Kate Pilarcik ~ absolutely said...

I just love McGraw Jools. He's gotta lotta tales to tell I'm bettin' ya. And definitely a star to guide him. Hmmm, celestial Celese, who woulda guessed?

"STAR" softly gripped me through and through. As our fellow crime fellas said, noir-feel that had me lookin' over my shoulder for just the right music soundtrack. Oh, nice touch with Sammy and Dean at the 500 Club -- I felt like I walked out of Kevin's story and got called back in for another treat.

Glad you'll be gracing AT THE BIJOU's stage and screenings as a regular. We so love your style, in words and deft enthusiasm that is you, whatsoever name you're bylining.

My thanks, our thanks,
~ Absolutely*Kate

Author said...

Thanks for making me so welcome!

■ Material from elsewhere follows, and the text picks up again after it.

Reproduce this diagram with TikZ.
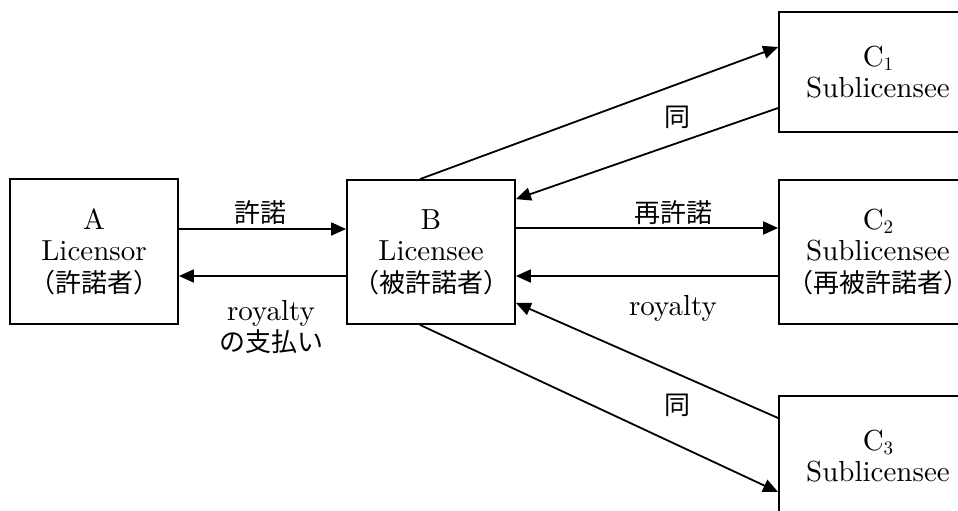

I think McGraw might be back, too - I think he has a lot to get off his chest. He's been around the block more times than the queue for a new screening At The Bijou, and yet he still sometimes gets surprised by something, or someone. Those are the tales he yearns to tell. He just needs an audience.

Kate Pilarcik ~ absolutely said...

AUDIENCE? You want audience? We got audience ... some of the coolest cats to push open a mahoghany double door and find their way to their fave red velvet seat ... sharing their own tales under the spotlights too.

Carouse around Lady Jools ~ This BIJOU's for You. (and our publishin' house looks mighty interested in McGraw's jawin' s'more too) ~ Absolutely*Kate & Co.

Paul D Brazill said...

Smooth change of gear! That club wasn't Fusion in Sunderland, was it?

seana graham said...

Yes, I really liked the set up. Gave an added dimension to the story. And I'll agree that McGraw deserves some further innings. As did Miss Celeste Aubuchon, but she won't be getting them, alas.

Author said...

Cheers, Kate! :D

Paul - ta - and dunno about Fusion, but I took great pleasure listening to the Toy Dolls play 'She goes to Fino's' at a gig they did in Rumours! (That'll be 30 years or so ago now - damn!)

Seana - thank you. It is a shame about Celeste, but hopefully McGraw will be back.

Unknown said...

Nuthin' like a noir served up sweet... This delivered, Julie!